Occupancy was 67.2 percent for the week ending July 10, up from 65.4 percent the week before, according to STR. ADR was $139.84, a new record and up from $135.35 weekly as well as up 5.4 percent from 2019. RevPAR came in at $93.99, up from $88.51 the week before.

OCCUPANCY AND ADR rose for U.S. hotels in the second week of July, according to STR. Leisure travel continued to drive business with those travelers willing to spend more to escape months of pandemic-induced restrictions on movement.

Occupancy was 67.2 percent for the week ending July 10, up from 65.4 percent the week before and down 9.3 percent from the comparable time period in 2019. ADR was $139.84, a new record and up from $135.35 weekly as well as up 5.4 percent from 2019. RevPAR came in at $93.99, up from $88.51 the week before and down 4.4 percent from 2019.

“Inflation aside, STR analysts note that hoteliers are taking advantage of pent-up leisure demand and higher spending travelers while trying to counter staffing shortages and rising operational costs in some regions,” STR said. “Additionally, with demand mostly transient, there is not the usual lowering effect of discounted group rates at the higher end of the market. Most of the higher ADR performances are outside of the major metro markets.”

Norfolk/Virginia Beach, Virginia, saw the highest occupancy increase over 2019 among STR’s top 25 markets, rising 3 percent to 80.5 percent.

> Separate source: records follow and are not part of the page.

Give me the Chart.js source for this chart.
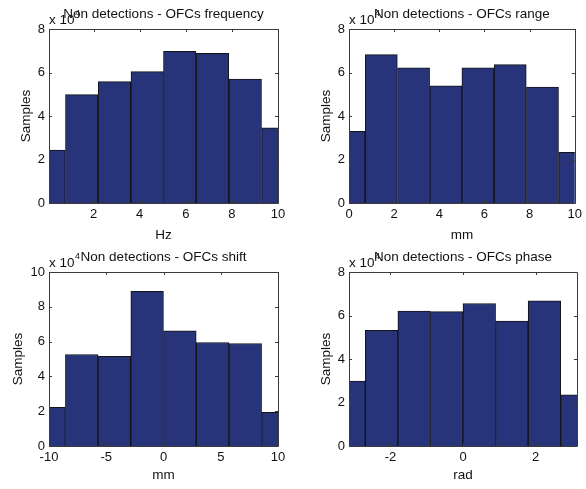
<!DOCTYPE html>
<html>
<head>
<meta charset="utf-8">
<script src="https://cdn.jsdelivr.net/npm/chart.js@4.4.1/dist/chart.umd.min.js"></script>
<style>
  body { margin: 0; background: #fff; }
  #wrap { position: relative; width: 586px; height: 489px; }
  .panel { position: absolute; }
</style>
</head>
<body>
<div id="wrap">
  <div class="panel" style="left:0;top:0"><canvas id="c1" width="293" height="245"></canvas></div>
  <div class="panel" style="left:293px;top:0"><canvas id="c2" width="293" height="245"></canvas></div>
  <div class="panel" style="left:0;top:245px"><canvas id="c3" width="293" height="244"></canvas></div>
  <div class="panel" style="left:293px;top:245px"><canvas id="c4" width="293" height="244"></canvas></div>
</div>
<script>
// histogram data (counts are raw samples, axis shows x 10^4)
const freqCenters = [0.07, 1.49, 2.91, 4.33, 5.74, 7.16, 8.58, 10.0];
const freqCounts = [24300, 49800, 55800, 60400, 69700, 68800, 57000, 34600];
const freqTicks = [2, 4, 6, 8, 10];

const rangeCenters = [0, 1.43, 2.86, 4.29, 5.71, 7.14, 8.57, 10];
const rangeCounts = [32900, 68200, 62100, 53900, 62100, 63600, 53300, 23300];
const rangeTicks = [0, 2, 4, 6, 8, 10];

const shiftCenters = [-10, -7.14, -4.29, -1.43, 1.43, 4.29, 7.14, 10];
const shiftCounts = [22200, 52600, 51600, 88900, 66200, 59500, 58900, 19300];
const shiftTicks = [-10, -5, 0, 5, 10];

const phaseCenters = [-3.1416, -2.2440, -1.3464, -0.4488, 0.4488, 1.3464, 2.2440, 3.1416];
const phaseCounts = [29800, 53200, 62000, 61800, 65500, 57400, 66800, 23500];
const phaseTicks = [-2, 0, 2];

const countTicks8 = [0, 20000, 40000, 60000, 80000];
const countTicks10 = [0, 20000, 40000, 60000, 80000, 100000];

const FONT = "'Liberation Sans', Arial, sans-serif";
const BAR_COLOR = '#27347a';

// matlab-ish box, inward ticks, title and exponent label
const matlabAxes = {
  id: 'matlabAxes',
  afterDraw(chart, args, opts) {
    const { ctx, chartArea: a, scales: { x, y } } = chart;
    ctx.save();
    ctx.strokeStyle = '#3a3a3a';
    ctx.lineWidth = 1;
    ctx.beginPath();
    ctx.rect(Math.round(a.left) + 0.5, Math.round(a.top) + 0.5,
             Math.round(a.right - a.left), Math.round(a.bottom - a.top));
    ctx.stroke();

    const tl = 3;
    ctx.beginPath();
    x.ticks.forEach(t => {
      const px = Math.round(x.getPixelForValue(t.value)) + 0.5;
      ctx.moveTo(px, a.bottom); ctx.lineTo(px, a.bottom - tl);
      ctx.moveTo(px, a.top); ctx.lineTo(px, a.top + tl);
    });
    y.ticks.forEach(t => {
      const py = Math.round(y.getPixelForValue(t.value)) + 0.5;
      ctx.moveTo(a.left, py); ctx.lineTo(a.left + tl, py);
      ctx.moveTo(a.right, py); ctx.lineTo(a.right - tl, py);
    });
    ctx.stroke();

    ctx.fillStyle = '#111';
    ctx.textBaseline = 'middle';
    ctx.textAlign = 'left';
    ctx.font = '13.5px ' + FONT;
    ctx.fillText('x 10', a.left, a.top - 9);
    const w = ctx.measureText('x 10').width;
    ctx.font = '9px ' + FONT;
    ctx.fillText('4', a.left + w + 0.5, a.top - 15);

    ctx.font = '13.5px ' + FONT;
    ctx.textAlign = 'center';
    ctx.fillText(opts.text, (a.left + a.right) / 2, a.top - 15);
    ctx.restore();
  }
};

function histChart(id, p) {
  new Chart(document.getElementById(id), {
    type: 'bar',
    data: {
      datasets: [{
        data: p.centers.map((c, i) => ({ x: c, y: p.counts[i] })),
        backgroundColor: BAR_COLOR,
        borderColor: '#141414',
        borderWidth: 1,
        barPercentage: 1,
        categoryPercentage: 1,
        clip: 0
      }]
    },
    options: {
      responsive: false,
      animation: false,
      layout: { padding: { left: 0, top: p.top, right: p.right, bottom: 0 } },
      plugins: {
        legend: { display: false },
        tooltip: { enabled: false },
        matlabAxes: { text: p.title }
      },
      scales: {
        x: {
          type: 'linear',
          offset: false,
          min: p.xmin,
          max: p.xmax,
          afterBuildTicks: s => { s.ticks = p.xticks.map(v => ({ value: v })); },
          afterFit: s => { s.height = p.xh; },
          grid: { display: false, drawTicks: false },
          border: { display: false },
          ticks: { color: '#111', padding: 4, maxRotation: 0, font: { family: FONT, size: 13 } },
          title: { display: true, text: p.xlabel, color: '#111', padding: { top: 0, bottom: p.xtp },
                   font: { family: FONT, size: 13.5 } }
        },
        y: {
          min: 0,
          max: p.ymax,
          afterBuildTicks: s => { s.ticks = p.yticks.map(v => ({ value: v })); },
          afterFit: s => { s.width = p.yw; },
          grid: { display: false, drawTicks: false },
          border: { display: false },
          ticks: { color: '#111', padding: 4, callback: v => v / 10000, font: { family: FONT, size: 13 } },
          title: { display: true, text: 'Samples', color: '#111', padding: { top: p.ytp, bottom: 0 },
                   font: { family: FONT, size: 13.5 } }
        }
      }
    },
    plugins: [matlabAxes]
  });
}

histChart('c1', { centers: freqCenters, counts: freqCounts, xticks: freqTicks, xmin: 0.07, xmax: 10,
  yticks: countTicks8, ymax: 80000, title: 'Non detections - OFCs frequency', xlabel: 'Hz',
  top: 29, right: 15, yw: 49, xh: 42, ytp: 18, xtp: 2 });
histChart('c2', { centers: rangeCenters, counts: rangeCounts, xticks: rangeTicks, xmin: 0, xmax: 10,
  yticks: countTicks8, ymax: 80000, title: 'Non detections - OFCs range', xlabel: 'mm',
  top: 29, right: 9, yw: 56, xh: 42, ytp: 25, xtp: 2 });
histChart('c3', { centers: shiftCenters, counts: shiftCounts, xticks: shiftTicks, xmin: -10, xmax: 10,
  yticks: countTicks10, ymax: 100000, title: 'Non detections - OFCs shift', xlabel: 'mm',
  top: 27, right: 15, yw: 49, xh: 43, ytp: 10, xtp: 6 });
histChart('c4', { centers: phaseCenters, counts: phaseCounts, xticks: phaseTicks, xmin: -3.1416, xmax: 3.1416,
  yticks: countTicks8, ymax: 80000, title: 'Non detections - OFCs phase', xlabel: 'rad',
  top: 27, right: 9, yw: 56, xh: 43, ytp: 25, xtp: 6 });
</script>
</body>
</html>
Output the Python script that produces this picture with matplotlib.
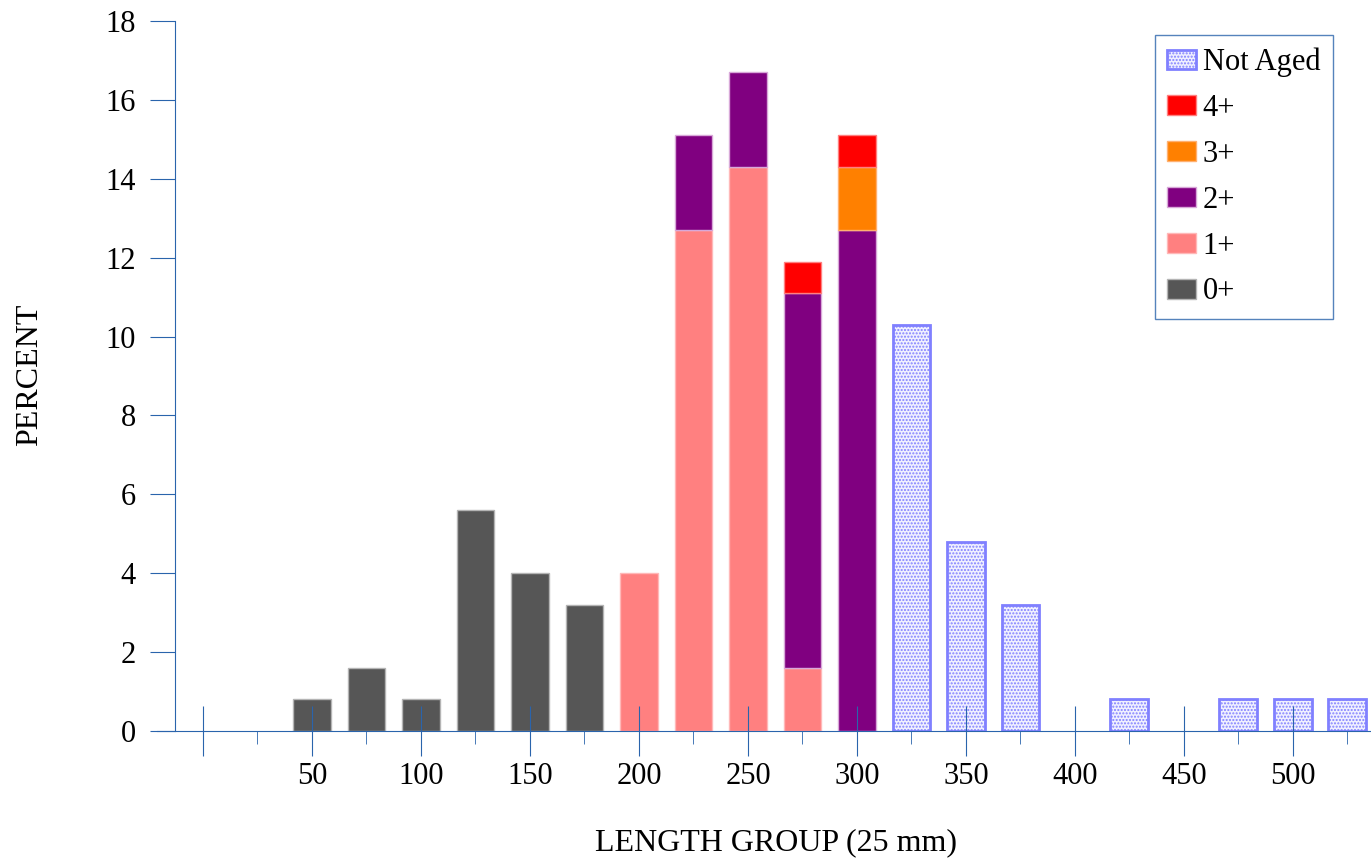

Meanwhile, Minneapolis saw the steepest decline in occupancy from 2019, down 34.1 percent to 52.6 percent.

Miami reported the largest ADR gain, up 44.7 percent to $225.14, and RevPAR increase, up 30.7 percent to $152.45. The largest RevPAR drops were in San Francisco/San Mateo, California, down 55.2 percent to $89.11, and Boston, down 47.6 percent to $94.03.